In the UC Office of the President investments subcommittee meeting held March 13, UC Chief Investment Officer Jagdeep Singh Bachher declared that of the three percent of UC stakes in fossil fuels, $500 million, would be reallocated away from nonrenewable energy sources. The decision was credited to fiscal reasons in conjunction with ongoing efforts made by the Fossil Free UC campaign but included no timeframe of implementation.
Investments from UCOP serve to support UC faculty pensions, retirement funds, endowments, and cash assets. Bachner reported that in addition to redirecting the $500 million, no future investments would be placed in stocks, assets, or equity funds tied to fossil fuels.
“[The UC administration] is not making any new investments in oil and gas assets,” Bachher said at the March UC Board of Regents meeting. “In addition, based on market risk, the UC system plans to reduce certain oil and gas holdings over the long-term while investing in [alternative] assets.”
Throughout the meeting, however, Bachner made no mention of a “divestment,” indicating no confirmation of fully retracting UC investments fossil fuels, a major concern voiced by the Fossil Free University of California movement.
The FFUC campaign, a student-led organization across all 10 UC campuses going on for more than seven years, advocates for UC system funds to be directed at more alternate energy sources, and be completely diverted from carbon-polluting companies.
Its “stop, drop, and roll” policy engages institutions to halt investments in the fossil fuel industry, drop remaining investments over a five-year period and roll out a reinvestment strategy that distinguishes its carbon footprint. While invigorated with the recent UCOP announcement, the organization understands that it cannot afford to lose momentum if further advances are to be made.
Kathryn Link-Oberstar, a John Muir College junior who is the director of Corporate Responsibility at the Student Sustainability Center and spearheaded the FFUC campaign on campus, explained the challenges of raising awareness toward the issue and how it affects students on a more direct level.
“It’s not as intuitive to people,” she said to the UCSD Guardian. “One, what it means; two, why they should care; three, what they can do about it. Divestment is something more abstract and a lot harder for students to grasp how [it’s] something that impacts their lives. This is a movement of students who recognize that their university should not be invested in these unethical practices, and [they] demand accountability for that.”

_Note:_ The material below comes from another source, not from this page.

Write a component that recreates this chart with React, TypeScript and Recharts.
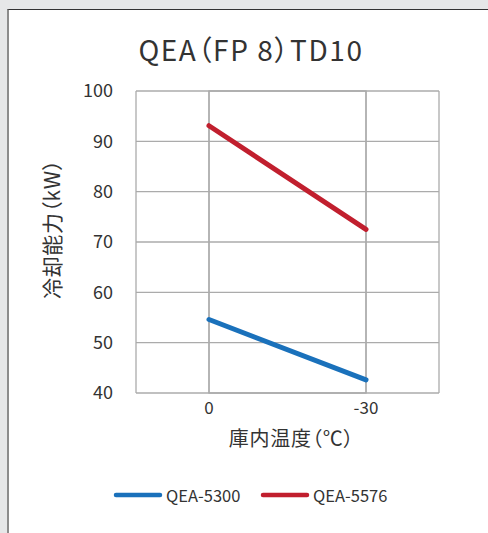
import React from 'react';
import { LineChart, Line, XAxis, YAxis, CartesianGrid, Legend, ReferenceArea, Label } from 'recharts';

const categories = ['0', '-30'];
const qea5300 = [54.6, 42.6];
const qea5576 = [93.1, 72.5];
const yTicks = [40, 50, 60, 70, 80, 90, 100];
const seriesNames = ['QEA-5300', 'QEA-5576'];
const seriesColors = ['#1a71bb', '#c11f2e'];
const title = 'QEA（FP 8）TD10';
const yTitle = '冷却能力（kW）';
const xTitle = '庫内温度（℃）';

const data = categories.map((c, i) => ({ t: c, a: qea5300[i], b: qea5576[i] }));

const FONT = '"Noto Sans CJK JP", "Noto Sans", sans-serif';
const TEXT = '#333333';

const LegendContent = (props: any) => {
  const payload = props.payload || [];
  return (
    <div style={{ display: 'flex', alignItems: 'center', height: 30, marginLeft: 113, fontFamily: FONT }}>
      {payload.map((p: any, i: number) => (
        <div key={i} style={{ display: 'flex', alignItems: 'center', marginRight: 20 }}>
          <svg width={50} height={8} style={{ display: 'block', flex: 'none' }}>
            <line x1={3} y1={4} x2={47} y2={4} stroke={p.color} strokeWidth={4.5} strokeLinecap="round" />
          </svg>
          <span style={{ fontSize: 16.5, color: TEXT, marginLeft: 3, width: 74, whiteSpace: 'nowrap', flex: 'none' }}>{p.value}</span>
        </div>
      ))}
    </div>
  );
};

export default function App() {
  return (
    <div style={{ position: 'fixed', left: 0, top: 0, width: 488, height: 533, background: '#e6e7e8', overflow: 'hidden' }}>
      <div style={{ position: 'absolute', left: 7, top: 9, right: 0, bottom: 0, background: '#fff', borderLeft: '2px solid #8c8c8c', borderTop: '1px solid #333' }} />
      <svg width={488} height={533} style={{ position: 'absolute', left: 0, top: 0 }}>
        <text x={251} y={61} textAnchor="middle" fontFamily={FONT} fontSize={28} fill={TEXT} letterSpacing={1.6} style={{ fontFeatureSettings: '"palt"' }}>{title}</text>
      </svg>
      <div style={{ position: 'absolute', left: 0, top: 0 }}>
        <LineChart width={488} height={533} data={data} margin={{ top: 91, right: 49, bottom: 23, left: 0 }}>
          <CartesianGrid stroke="#ababab" strokeWidth={1.3} />
          <ReferenceArea y1={40} y2={100} fill="none" stroke="#ababab" strokeWidth={1.3} ifOverflow="visible" />
          <XAxis
            dataKey="t"
            padding={{ left: 73, right: 73 }}
            tickLine={false}
            axisLine={false}
            tickSize={0}
            tickMargin={9}
            height={87}
            tick={{ fill: TEXT, fontSize: 17, fontFamily: FONT }}
          >
            <Label
              content={(p: any) => {
                const vb = p.viewBox || { x: 136, y: 393, width: 303 };
                const cx = vb.x + vb.width / 2 + 4;
                return (
                  <text x={cx} y={vb.y + 53} textAnchor="middle" fontFamily={FONT} fontSize={20} fill={TEXT} letterSpacing={0.8} style={{ fontFeatureSettings: '"palt"' }}>{xTitle}</text>
                );
              }}
            />
          </XAxis>
          <YAxis
            domain={[40, 100]}
            ticks={yTicks}
            tickLine={false}
            axisLine={false}
            tickSize={0}
            tickMargin={23}
            width={136}
            tick={{ fill: TEXT, fontSize: 18, fontFamily: FONT }}
          >
            <Label
              content={(p: any) => {
                const vb = p.viewBox || { x: 0, y: 91, height: 302 };
                const cx = 60;
                const cy = vb.y + vb.height / 2 - 13;
                return (
                  <text x={cx} y={cy} transform={`rotate(-90 ${cx} ${cy})`} textAnchor="middle" fontFamily={FONT} fontSize={21} fill={TEXT} letterSpacing={0.6} style={{ fontFeatureSettings: '"palt"' }}>{yTitle}</text>
                );
              }}
            />
          </YAxis>
          <Legend verticalAlign="bottom" content={<LegendContent />} />
          <Line type="linear" dataKey="a" name={seriesNames[0]} stroke={seriesColors[0]} strokeWidth={5} strokeLinecap="round" dot={false} activeDot={false} isAnimationActive={false} />
          <Line type="linear" dataKey="b" name={seriesNames[1]} stroke={seriesColors[1]} strokeWidth={5} strokeLinecap="round" dot={false} activeDot={false} isAnimationActive={false} />
        </LineChart>
      </div>
    </div>
  );
}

Link-Oberstar emphasized the discrepancy between UC San Diego’s leading research targeting fossil fuels in contrast with its continued allocation of funds to this respect:
“Especially at [UCSD], something that we’ve been pushing really diligently — a lot of the forefront of the research on climate change has been coming out of [UCSD] and the Scripps Institute,” she reported. “So it’s very hypocritical of [UCSD] to put [its] money into fossil fuel companies when some of the most prominent researchers in the field of climate science are saying we need to stop extracting fossil fuels from the ground.”
As leader of the UCSD Fossil Fuel Divestment campaign, Link-Oberstar is currently working on obtaining at least 50 student letters by this coming Friday and more next week to send to Bachner. These letters will explain the importance of shifting toward clean energy and demand a clear timeline for how this will be set forth.
The letters to Bachner will be sent over the next few weeks, and thus far, they specifically come from other environmental groups on campus. In the coming weeks, SSC will call for students across campus to mobilize to have fossil fuel divestment placed on the agenda for the upcoming Regents meeting happening in May.